While time is short for all of us, a conference on E-learning or even a simple 1-hour workshop or webcast can do wonders to spark your interest and motivation for online learning. Some of the most popular E-learning conferences include:

*Educause: One of the most preeminent associations relating to higher education and technology. Find out more about their annual conference by going to:

*The Sloan-C Annual Conference (in the Fall) and their Emerging
Technologies International Symposium (in the Spring). Find more information at

*E-learn 2009: An international conference sponsored by the Association for the Advancement of Computers in Education (AACE). Learn more by visiting:

*E-learning 2009: Sponsored by the Instructional Technology Council, this annual conference includes pre-conference workshops, keynote speakers, vendors exhibiting the latest e-learning technologies and services, and nearly 60 one-hour concurrent sessions.

*3rd Annual Texas Educational Technology Research Symposium (in Austin in
Feb. 09): A venue for educational technology researchers and higher educational
professionals to share their expertise and research relating to E-learning. Find out
more at:

*12th Annual Texas Distance Learning Association Conference (Corpus Christi, April 6th-9th): Includes pre-conference workshops, keynote speakers, vendors, and break-out sessions exhibiting the latest e-learning technologies and research for educators, administrators, and instructional designers.

Out of travel funds? Try a webinar!

*The Sloan-C, USDLA, and Magna Publications sponsor online webinars(synchronous and asynchronous) relating to E-learning and instruction. Visit,, or to view a list of scheduled pod, vod, and webcasts. TWU has special rates relating to its membership with these organizations, and the Office of Lifelong Learning has offered several of these throughout the year. If you find one that interests you, email Dr. Keith Restine or Dr. Lynda Murphy to see if the presentation might be made available to TWU faculty and staff.

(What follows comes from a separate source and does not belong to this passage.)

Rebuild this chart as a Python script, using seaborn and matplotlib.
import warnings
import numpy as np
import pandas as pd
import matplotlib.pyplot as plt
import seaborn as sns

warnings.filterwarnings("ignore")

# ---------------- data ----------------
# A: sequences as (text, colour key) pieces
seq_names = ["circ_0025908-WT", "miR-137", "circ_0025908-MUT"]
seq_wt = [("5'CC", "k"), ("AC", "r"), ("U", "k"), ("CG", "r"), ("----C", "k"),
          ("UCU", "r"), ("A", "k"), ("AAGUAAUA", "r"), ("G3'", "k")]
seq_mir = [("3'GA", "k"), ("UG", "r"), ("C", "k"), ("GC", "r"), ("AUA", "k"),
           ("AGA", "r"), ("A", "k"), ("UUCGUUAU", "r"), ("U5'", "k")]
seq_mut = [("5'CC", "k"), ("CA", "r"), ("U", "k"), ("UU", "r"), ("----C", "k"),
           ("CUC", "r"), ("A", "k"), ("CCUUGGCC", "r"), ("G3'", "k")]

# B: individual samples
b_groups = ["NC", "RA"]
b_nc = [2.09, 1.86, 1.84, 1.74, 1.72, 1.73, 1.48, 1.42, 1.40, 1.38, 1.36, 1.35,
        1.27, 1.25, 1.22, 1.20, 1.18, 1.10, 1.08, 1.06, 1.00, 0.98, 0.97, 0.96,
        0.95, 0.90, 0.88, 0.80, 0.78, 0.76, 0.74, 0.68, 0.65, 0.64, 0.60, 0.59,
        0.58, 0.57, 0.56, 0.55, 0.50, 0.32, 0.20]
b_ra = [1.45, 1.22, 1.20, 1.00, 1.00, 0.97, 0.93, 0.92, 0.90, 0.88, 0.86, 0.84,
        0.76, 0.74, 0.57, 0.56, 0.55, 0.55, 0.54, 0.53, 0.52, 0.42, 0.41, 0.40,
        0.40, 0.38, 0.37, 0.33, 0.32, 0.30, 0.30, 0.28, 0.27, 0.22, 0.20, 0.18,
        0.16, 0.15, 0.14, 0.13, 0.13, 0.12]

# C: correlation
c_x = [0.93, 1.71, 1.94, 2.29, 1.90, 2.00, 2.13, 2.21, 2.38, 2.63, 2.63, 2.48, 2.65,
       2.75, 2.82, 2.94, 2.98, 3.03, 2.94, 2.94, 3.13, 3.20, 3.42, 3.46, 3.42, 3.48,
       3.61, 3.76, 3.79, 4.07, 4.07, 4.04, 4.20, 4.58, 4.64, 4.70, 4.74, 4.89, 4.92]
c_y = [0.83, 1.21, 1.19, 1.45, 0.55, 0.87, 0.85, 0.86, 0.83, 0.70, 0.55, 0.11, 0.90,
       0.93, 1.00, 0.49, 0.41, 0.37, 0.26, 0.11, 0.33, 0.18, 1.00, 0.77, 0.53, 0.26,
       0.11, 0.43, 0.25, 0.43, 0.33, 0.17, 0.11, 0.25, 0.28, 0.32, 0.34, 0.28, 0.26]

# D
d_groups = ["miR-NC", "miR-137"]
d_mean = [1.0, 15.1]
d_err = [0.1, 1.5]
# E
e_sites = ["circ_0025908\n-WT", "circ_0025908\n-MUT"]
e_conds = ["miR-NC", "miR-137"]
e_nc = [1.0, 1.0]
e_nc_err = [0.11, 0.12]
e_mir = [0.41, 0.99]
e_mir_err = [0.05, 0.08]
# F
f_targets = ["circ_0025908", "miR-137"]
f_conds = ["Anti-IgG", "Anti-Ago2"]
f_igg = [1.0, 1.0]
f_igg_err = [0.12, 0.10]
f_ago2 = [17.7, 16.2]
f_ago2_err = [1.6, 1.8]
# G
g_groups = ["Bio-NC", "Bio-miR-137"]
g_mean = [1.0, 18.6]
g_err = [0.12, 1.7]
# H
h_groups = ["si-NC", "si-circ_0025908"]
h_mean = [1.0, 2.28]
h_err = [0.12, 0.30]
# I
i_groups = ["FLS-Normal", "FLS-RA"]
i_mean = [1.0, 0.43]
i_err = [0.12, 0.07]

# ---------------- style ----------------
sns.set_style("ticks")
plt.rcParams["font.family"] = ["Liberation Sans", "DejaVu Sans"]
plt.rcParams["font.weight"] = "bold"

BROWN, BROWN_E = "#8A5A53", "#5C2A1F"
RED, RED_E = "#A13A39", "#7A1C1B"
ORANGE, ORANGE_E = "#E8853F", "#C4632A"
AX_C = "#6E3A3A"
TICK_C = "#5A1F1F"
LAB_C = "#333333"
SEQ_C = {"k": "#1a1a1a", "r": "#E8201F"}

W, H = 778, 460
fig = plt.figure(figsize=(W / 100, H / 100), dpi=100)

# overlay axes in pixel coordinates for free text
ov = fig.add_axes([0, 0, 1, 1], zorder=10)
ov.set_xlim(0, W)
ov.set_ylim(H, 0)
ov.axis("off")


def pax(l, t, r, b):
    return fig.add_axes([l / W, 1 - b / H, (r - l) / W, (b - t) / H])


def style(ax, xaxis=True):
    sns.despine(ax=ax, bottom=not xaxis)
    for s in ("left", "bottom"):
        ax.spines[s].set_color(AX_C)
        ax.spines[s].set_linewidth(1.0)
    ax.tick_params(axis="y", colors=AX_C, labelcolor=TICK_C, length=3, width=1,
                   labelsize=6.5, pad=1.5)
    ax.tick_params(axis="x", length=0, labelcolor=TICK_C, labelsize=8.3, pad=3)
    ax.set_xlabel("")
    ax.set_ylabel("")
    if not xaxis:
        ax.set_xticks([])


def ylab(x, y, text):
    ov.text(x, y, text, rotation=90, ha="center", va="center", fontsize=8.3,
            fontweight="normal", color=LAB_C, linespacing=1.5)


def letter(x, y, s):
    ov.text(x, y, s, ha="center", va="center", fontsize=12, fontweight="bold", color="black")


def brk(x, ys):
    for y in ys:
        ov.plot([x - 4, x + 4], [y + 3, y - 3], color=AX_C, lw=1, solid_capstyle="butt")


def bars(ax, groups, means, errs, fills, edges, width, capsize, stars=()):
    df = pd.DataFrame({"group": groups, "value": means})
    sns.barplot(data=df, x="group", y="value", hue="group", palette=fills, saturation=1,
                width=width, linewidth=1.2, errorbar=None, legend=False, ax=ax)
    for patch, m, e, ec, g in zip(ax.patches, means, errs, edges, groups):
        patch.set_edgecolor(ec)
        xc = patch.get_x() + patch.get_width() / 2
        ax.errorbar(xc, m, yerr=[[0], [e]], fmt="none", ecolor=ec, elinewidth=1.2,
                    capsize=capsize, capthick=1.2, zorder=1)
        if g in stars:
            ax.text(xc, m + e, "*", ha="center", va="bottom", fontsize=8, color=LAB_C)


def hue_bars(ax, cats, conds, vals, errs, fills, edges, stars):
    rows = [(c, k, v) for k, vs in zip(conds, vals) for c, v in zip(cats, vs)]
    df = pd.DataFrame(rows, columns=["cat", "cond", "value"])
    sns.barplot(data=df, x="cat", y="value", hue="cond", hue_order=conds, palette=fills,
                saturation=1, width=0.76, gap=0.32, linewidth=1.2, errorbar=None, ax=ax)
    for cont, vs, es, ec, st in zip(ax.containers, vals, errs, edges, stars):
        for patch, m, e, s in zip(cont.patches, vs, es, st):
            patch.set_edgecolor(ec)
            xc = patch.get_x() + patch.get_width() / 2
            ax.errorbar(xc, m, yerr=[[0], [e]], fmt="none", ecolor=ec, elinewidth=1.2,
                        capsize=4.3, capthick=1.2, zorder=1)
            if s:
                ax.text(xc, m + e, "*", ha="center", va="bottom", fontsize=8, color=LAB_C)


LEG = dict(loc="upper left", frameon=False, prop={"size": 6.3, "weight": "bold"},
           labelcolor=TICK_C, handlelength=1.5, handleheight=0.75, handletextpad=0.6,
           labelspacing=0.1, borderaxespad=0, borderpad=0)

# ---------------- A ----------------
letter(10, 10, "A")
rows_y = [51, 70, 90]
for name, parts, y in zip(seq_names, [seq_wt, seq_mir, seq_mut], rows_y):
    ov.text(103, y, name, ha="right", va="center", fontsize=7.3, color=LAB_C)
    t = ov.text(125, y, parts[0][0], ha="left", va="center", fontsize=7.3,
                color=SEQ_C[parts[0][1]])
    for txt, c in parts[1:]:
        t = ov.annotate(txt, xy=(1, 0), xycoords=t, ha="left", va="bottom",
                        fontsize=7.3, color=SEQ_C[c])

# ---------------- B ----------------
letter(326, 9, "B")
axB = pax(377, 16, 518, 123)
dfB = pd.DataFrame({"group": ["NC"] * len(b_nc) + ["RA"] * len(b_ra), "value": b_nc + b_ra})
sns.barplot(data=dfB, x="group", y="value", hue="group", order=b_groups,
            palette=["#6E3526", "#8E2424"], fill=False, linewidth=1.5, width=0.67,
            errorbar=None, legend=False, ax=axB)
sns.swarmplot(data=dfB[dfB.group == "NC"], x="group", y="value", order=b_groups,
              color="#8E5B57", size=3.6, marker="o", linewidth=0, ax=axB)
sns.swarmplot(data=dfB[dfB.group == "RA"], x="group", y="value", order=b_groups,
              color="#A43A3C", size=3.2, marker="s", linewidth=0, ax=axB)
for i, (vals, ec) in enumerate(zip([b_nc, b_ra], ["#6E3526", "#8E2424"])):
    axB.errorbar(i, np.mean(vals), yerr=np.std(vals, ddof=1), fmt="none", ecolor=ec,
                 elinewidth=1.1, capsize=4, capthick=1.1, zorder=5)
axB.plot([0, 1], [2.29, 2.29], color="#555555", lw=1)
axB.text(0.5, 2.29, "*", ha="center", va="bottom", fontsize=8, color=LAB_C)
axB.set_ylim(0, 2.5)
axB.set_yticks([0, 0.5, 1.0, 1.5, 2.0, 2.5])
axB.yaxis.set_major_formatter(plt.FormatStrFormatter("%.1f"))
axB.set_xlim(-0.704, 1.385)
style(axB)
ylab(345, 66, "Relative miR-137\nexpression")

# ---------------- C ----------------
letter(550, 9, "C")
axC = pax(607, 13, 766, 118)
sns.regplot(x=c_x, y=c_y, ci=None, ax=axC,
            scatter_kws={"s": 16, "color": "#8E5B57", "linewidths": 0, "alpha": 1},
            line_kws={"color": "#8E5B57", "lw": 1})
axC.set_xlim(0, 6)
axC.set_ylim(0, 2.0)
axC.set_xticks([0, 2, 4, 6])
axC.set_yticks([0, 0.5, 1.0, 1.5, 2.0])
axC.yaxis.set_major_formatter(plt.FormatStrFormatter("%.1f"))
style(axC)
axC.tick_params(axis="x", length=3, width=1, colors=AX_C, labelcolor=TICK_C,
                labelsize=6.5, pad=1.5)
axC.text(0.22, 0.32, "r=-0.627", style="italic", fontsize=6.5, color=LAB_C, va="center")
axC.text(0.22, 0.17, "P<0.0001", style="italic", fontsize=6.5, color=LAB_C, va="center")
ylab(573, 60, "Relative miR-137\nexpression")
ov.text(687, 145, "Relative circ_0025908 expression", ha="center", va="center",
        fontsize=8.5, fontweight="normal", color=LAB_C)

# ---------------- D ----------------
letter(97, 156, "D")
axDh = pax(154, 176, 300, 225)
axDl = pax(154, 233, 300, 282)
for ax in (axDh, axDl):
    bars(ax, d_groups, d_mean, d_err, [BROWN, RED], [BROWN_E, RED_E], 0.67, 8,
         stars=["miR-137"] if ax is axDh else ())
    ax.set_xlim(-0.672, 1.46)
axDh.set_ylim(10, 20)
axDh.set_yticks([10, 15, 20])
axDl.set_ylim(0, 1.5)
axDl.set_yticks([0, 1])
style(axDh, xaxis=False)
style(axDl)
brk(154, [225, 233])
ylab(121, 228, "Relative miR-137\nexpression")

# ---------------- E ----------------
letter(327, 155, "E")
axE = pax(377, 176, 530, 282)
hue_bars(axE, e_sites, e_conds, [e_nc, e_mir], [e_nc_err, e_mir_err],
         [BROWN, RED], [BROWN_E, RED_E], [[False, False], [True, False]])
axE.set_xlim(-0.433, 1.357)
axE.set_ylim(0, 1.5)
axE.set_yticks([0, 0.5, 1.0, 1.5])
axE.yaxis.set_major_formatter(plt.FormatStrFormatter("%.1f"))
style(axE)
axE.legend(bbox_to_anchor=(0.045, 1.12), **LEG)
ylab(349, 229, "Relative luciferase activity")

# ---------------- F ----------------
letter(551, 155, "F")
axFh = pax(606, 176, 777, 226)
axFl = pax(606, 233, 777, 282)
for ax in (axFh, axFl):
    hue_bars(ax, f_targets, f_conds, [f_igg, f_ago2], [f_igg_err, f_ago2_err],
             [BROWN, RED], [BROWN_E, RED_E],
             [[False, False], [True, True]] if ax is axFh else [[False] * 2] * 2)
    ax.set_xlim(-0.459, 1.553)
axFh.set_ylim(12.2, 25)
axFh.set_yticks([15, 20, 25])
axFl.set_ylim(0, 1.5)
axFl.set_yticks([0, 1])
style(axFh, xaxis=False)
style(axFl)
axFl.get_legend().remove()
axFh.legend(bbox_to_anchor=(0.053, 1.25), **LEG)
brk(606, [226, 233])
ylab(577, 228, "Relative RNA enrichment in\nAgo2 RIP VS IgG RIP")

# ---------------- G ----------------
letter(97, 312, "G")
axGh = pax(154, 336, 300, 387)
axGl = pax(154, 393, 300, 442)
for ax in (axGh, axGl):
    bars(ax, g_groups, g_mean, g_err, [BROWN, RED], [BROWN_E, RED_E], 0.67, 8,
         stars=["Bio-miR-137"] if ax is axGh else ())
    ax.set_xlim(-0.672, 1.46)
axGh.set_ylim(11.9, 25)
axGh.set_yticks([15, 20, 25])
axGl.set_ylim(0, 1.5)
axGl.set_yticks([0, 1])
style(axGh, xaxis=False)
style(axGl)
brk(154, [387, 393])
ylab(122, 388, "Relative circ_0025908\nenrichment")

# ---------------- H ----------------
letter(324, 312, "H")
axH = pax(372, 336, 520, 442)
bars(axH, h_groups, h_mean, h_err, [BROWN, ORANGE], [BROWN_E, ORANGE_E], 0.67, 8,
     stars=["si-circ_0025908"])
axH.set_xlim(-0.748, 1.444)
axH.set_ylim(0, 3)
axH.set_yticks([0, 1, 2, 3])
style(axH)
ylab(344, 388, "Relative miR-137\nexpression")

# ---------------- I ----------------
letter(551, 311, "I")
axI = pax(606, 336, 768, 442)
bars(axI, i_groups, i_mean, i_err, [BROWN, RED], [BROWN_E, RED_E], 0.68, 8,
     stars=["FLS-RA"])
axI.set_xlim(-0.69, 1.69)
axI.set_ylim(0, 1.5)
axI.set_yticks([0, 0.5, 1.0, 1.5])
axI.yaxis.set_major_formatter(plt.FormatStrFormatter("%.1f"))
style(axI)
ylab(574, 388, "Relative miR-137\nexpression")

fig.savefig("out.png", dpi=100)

*TWU’s Online Teaching Symposium (TWU, Denton): The Office of Lifelong Learning and many of your fellow TWU faculty and staff facilitate this annual event (held during Faculty Development Week in the Fall) to help administrators, faculty, and staff learn more about E-learning and share best practices in the field.

Read all about it!

Keep current with the latest technologies, strategies, and
research by subscribing to one or some of the leading journals in the field or by
visiting open-source websites (such as Sloan-C) that publish on best practices.

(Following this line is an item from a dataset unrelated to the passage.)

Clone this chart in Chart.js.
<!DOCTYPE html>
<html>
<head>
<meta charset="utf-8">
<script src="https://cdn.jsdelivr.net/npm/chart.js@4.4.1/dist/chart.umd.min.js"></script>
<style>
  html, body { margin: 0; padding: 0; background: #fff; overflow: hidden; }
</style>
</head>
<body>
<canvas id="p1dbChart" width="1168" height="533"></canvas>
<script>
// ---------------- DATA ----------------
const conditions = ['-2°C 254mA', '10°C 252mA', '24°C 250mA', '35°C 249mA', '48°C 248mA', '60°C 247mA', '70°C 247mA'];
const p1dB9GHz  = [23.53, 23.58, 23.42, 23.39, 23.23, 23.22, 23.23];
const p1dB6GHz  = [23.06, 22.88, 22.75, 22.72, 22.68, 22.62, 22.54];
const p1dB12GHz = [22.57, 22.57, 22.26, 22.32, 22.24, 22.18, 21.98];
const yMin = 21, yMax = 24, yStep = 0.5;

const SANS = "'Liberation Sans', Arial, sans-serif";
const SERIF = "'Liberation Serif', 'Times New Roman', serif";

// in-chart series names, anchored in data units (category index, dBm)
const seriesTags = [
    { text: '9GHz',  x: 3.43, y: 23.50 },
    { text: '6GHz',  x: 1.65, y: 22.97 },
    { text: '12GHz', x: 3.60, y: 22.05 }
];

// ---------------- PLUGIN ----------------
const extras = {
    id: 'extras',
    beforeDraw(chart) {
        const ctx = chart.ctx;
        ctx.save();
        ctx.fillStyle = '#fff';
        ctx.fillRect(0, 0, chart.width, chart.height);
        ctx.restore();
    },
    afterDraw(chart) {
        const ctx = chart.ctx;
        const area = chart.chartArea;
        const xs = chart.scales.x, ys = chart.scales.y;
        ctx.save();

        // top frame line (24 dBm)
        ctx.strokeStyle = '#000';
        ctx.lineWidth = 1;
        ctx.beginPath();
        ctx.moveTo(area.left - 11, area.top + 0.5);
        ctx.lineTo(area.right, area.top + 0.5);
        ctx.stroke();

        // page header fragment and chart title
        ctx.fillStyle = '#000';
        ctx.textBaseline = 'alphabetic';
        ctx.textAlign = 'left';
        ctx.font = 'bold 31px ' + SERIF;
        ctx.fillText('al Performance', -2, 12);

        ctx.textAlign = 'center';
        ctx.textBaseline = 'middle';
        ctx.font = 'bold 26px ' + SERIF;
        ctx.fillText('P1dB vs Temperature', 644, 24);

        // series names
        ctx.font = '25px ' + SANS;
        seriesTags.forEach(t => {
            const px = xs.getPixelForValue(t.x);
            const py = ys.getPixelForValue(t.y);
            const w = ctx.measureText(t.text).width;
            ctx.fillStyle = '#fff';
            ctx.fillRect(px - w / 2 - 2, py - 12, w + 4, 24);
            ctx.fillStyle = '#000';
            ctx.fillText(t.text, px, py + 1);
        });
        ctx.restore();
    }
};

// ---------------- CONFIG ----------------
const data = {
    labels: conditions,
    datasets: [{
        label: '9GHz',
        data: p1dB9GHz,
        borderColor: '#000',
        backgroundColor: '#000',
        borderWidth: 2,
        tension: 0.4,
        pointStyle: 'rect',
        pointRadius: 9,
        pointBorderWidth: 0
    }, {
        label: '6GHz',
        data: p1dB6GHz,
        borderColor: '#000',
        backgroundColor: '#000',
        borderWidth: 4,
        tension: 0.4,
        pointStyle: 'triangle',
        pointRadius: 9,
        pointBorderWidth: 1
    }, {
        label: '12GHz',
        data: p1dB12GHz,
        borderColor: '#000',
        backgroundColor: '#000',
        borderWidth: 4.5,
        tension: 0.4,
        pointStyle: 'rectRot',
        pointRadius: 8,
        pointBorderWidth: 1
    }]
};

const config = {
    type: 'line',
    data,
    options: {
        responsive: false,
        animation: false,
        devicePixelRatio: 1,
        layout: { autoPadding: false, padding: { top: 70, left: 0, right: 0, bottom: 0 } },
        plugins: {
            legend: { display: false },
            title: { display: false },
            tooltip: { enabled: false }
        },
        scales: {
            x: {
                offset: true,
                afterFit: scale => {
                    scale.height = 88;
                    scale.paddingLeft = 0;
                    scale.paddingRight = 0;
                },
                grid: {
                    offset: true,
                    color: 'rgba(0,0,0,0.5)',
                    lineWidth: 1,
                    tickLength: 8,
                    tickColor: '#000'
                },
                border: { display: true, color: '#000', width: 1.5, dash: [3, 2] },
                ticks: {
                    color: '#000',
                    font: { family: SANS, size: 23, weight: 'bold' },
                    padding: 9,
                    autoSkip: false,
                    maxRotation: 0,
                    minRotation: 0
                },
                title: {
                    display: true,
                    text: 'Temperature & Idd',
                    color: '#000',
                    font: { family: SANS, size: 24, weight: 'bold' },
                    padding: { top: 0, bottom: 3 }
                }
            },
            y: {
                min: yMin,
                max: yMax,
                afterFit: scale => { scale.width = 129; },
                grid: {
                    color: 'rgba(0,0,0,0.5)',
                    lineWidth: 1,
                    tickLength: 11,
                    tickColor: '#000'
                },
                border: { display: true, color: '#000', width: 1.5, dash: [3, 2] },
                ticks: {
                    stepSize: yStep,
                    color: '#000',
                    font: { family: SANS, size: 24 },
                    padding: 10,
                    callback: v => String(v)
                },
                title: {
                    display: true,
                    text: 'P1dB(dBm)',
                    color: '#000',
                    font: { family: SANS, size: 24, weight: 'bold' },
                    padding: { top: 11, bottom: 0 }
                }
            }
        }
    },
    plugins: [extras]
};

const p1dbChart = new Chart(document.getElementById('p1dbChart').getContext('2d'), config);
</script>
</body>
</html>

Some popular journals relating to E-learning include:

*International Journal of E-Learning (IJEL)
*Journal of Online Learning and Teaching (JOLT)
*Online Classroom
*Academic Leader
*American Journal of Distance Education (AJDE)
*Journal of Technology and Teacher Education (JTATE)
*The Internet and Higher Education
*Journal of Interactive Learning Research
* Journal of Research on Technology in Education (JRTE)
*E-learning-It Blog (
*The Online Instructor (TWU’s blog)

It's easy to justify our reluctance to attend continuing education opportunities related to E-learning, especially when technology may not seem directly related to our personal research interests or primary professional responsibilities. Time, of course, is always our most limited resource. However, taking even 10 minutes to look over a monthly periodical or "tune in" for a desktop, lunchtime webinar could be just what we need to restock our energy stores and find a better way to create, manage, and faciliate our online classrooms. This is a vital step to overcoming "Online Burnout" and why I have positioned it as my first tip.

I look forward to sharing more with you throughout the week. Please feel free to post your own suggestions as well as add to my list of conferences, webinars, and E-learning literature.



  1. Thank you for your honesty and transparency. I know there are other online instructors who feel (or has felt) the same way as you one time or another. While I've only been teaching online for a couple of semesters, I completed both my undergraduate and graduate degree in online programs.

    I love every aspect of online teaching, but I have to admit that it is a challenge to facilitate social networking through this venue. Though available, the majority of the students are considered "nontraditional" and are faced with working 40 hour weeks, while preparing dinner for their families - squeezing any free time they have to complete their assignments within the due date! Yes, the majority of them are successful, but many do not have the time to engage in chat rooms discussions. I admit that I feel at a lost of ideas for them.

    Will the new tools or activities engage them more? Or do the students just want to complete their work?

    After reading your recommendations, I will try to sign up for a conference. Hopefully, the synergy of all the attendees will keep me motivated! Thank you for your ideas and I look forward to reading more of your postings.

  2. Oh, I can definitely relate to your experience with introducing Web 2.0 tools. However, like anything that is 'new', the students may feel some resistance at first.
    When I introduced my class to, for example, I made it extra credit. I allowed them to explore our Ning site at their leisure the first 3 weeks, and I would add content that was interesting. Pretty soon, their peers started to participate, and then it just snowballed until most of the students were at least checking in to post a comment for their friend. I did have some that did not choose to participate, but they may be the types that don't NEED more social support.

    This is why I use social networking as just an optional experience.

    For other tools, such as blogs, or wikis, or vodcasts, these are built in as assignments that I introduce from the very "get-go" with a tutorial the first week of class. I allow them to practice, I host a conference call, and then when their nerves are settled, they actually begin to see the value (and the fun) in the new tool.

    I agree, though--we have to think about our students' needs and resources, first. I'm not sure, for example, that Second Life is something I'll use as a teaching tool for a long while. ;-)

    Thanks for posting your comments!!!